Posted on The Distress Signal | tooling
I’ve been wasting way too much time online lately. So I built a reminder, and am now redirecting distracting services like Twitter, and Instagram directly to it. Now, if I try to access Twitter, I get a strong prompt to STOP WASTING TIME ONLINE.
I’m a news junkie, and I love learning new things, but the web never sleeps. Professionally speaking, learning is a big part of my job. Keeping up with the latest approaches, frameworks, utilities, etc. that make up the world of full-stack web development is important—but it never stops.
The pace of change is relentless, broad, and demanding.
Yes, I want to read about how you’re using Gulp and test-driven-development to improve your local workflow—just not right now.
It can also be difficult to pull the signal from the noise on services like Twitter.
Yes, I’m interested in reading your research on optimizing page speed—no, I don’t want to see a photo of your lunch.
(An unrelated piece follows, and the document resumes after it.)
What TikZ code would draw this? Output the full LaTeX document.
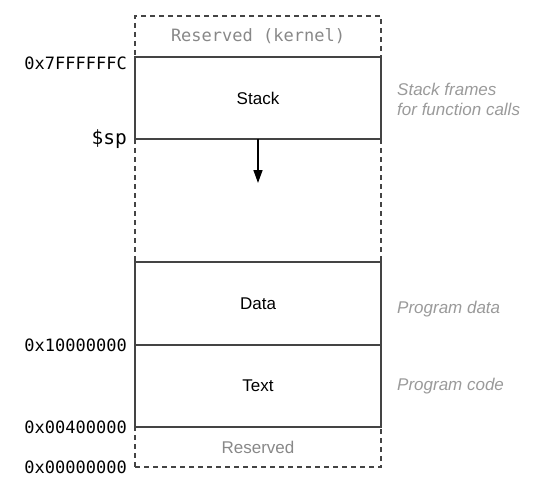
\documentclass[tikz,border=0pt]{standalone}
\usepackage{fontspec}
\setmainfont{Liberation Sans}
\setmonofont{DejaVu Sans Mono}
\usetikzlibrary{arrows.meta, positioning}
\definecolor{edge}{HTML}{444444}
\definecolor{muted}{HTML}{888888}
\definecolor{notegray}{HTML}{9A9A9A}
\tikzset{
  segment/.style={
    rectangle, draw=edge, line width=1.5pt, minimum width=246pt,
    minimum height=#1, inner sep=0pt, outer sep=0pt,
    font=\fontsize{17}{20}\selectfont
  },
  reserved/.style={segment=#1, dash pattern=on 5pt off 4pt, text=muted},
  gapedge/.style={draw=edge, line width=1.5pt, dash pattern=on 5pt off 4pt},
  addr/.style={font=\ttfamily\fontsize{17}{20}\selectfont, inner sep=0pt},
  note/.style={font=\itshape\fontsize{17}{20}\selectfont, text=notegray,
    align=left, inner sep=0pt},
  arrow/.style={-{Triangle[length=13pt,width=9pt]}, line width=1.5pt}
}
\begin{document}
\begin{tikzpicture}[x=1pt, y=-1pt, node distance=0pt]
  \useasboundingbox (0,0) rectangle (546,500);

  % memory segments, top to bottom
  \node[reserved=41pt, font=\ttfamily\fontsize{17}{20}\selectfont] (kernel) at (258,36.5) {Reserved (kernel)};
  \node[segment=82pt, below=of kernel] (stack) {Stack};
  \node[segment=83pt, below=123pt of stack] (data) {Data};
  \node[segment=82pt, below=of data] (text) {Text};
  \node[reserved=40pt, below=of text] (low) {Reserved};

  % free space between stack and data
  \draw[gapedge] (stack.south west) -- (data.north west);
  \draw[gapedge] (stack.south east) -- (data.north east);
  \coordinate[below=44pt of stack.south] (grow);
  \draw[arrow] (stack.south) -- (grow);

  % addresses
  \node[addr, left=8pt of stack.north west, yshift=-6pt] (atop) {0x7FFFFFFC};
  \node[addr, left=8pt of stack.south west, font=\ttfamily\fontsize{19.5}{22}\selectfont] (asp) {\$sp};
  \node[addr, left=8pt of text.north west] (adata) {0x10000000};
  \node[addr, left=8pt of low.north west] (atext) {0x00400000};
  \node[addr, left=8pt of low.south west] (azero) {0x00000000};

  % notes
  \node[note, right=16pt of stack.east, yshift=-1pt] (nstack) {Stack frames\\for function calls};
  \node[note, right=16pt of data.east, yshift=-6pt] (ndata) {Program data};
  \node[note, right=16pt of text.east] (ntext) {Program code};
\end{tikzpicture}
\end{document}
Research has shown that the type of tiny, never ending interruptions the modern web imposes on us through services like Twitter, Instagram, and Facebook are rewriting our brains. We’re wired for distractions—it’s an evolutionary adaptation from when noticing things like a twig snapping in the distance could save your life. Today, every little Tweet, cat photo, or Facebook poll, taps into that same evolutionary mechanism—delivering a nice shot of dopamine to keep you coming back, and undermining your ability to focus, ignore irrelevant information, process past experiences, and get stuff done.